No income, no asset

Mortgage lending concept From Wikipedia, the free encyclopedia

No income, no asset (NINA)[1] is a term used in the United States mortgage industry to describe one of many documentation types which lenders may allow when underwriting a mortgage. A loan issued under such circumstances may be referred to as a NINA loan or NINJA loan.

NINA programs are ostensibly created[2] for those with hard to verify incomes (waiters, etc.) but in actuality have been popularly used in situations where aggressive mortgage lenders and brokers did not want any trouble qualifying otherwise non-qualifying loans,[3] thus becoming a significant factor in the subprime lending crisis.[4] A significant number of NINA loans were never possible for the applicant to repay and have resulted in defaults for this reason, as laid out in detail by investigative reporters, including the reporting of This American Life and Planet Money that culminated in the Peabody- and Polk- award-winning episode "The Giant Pool of Money."

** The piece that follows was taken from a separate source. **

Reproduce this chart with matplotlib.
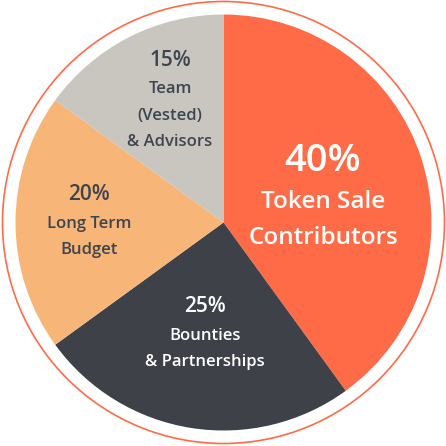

No income, no job, no assets ("NINJA")

A NINJA loan is a nickname for very low-quality subprime loans, derived from NINA (based on the documentation level required by the mortgage originator). It was described as a no income, no job, no assets loan, where the applicant only needed to show a credit rating, presumed to reflect willingness and ability to pay. The term was popularized by Charles R. Morris in his 2008 book The Two Trillion Dollar Meltdown, though the acronym had been publicly used by some subprime lenders earlier.[5] NINJA loans were especially prominent during the U.S. housing bubble of 2003–2007 and became notorious during the subprime mortgage crisis in 2007–2008 as an example of poor lending practices.[6] It works on two levels – as an acronym; and allusion to the fact that NINJA loans are often defaulted on, with the borrower disappearing like a ninja.

The term was also popularized in the 2010 US film Wall Street: Money Never Sleeps by the character Gordon Gekko played by Michael Douglas.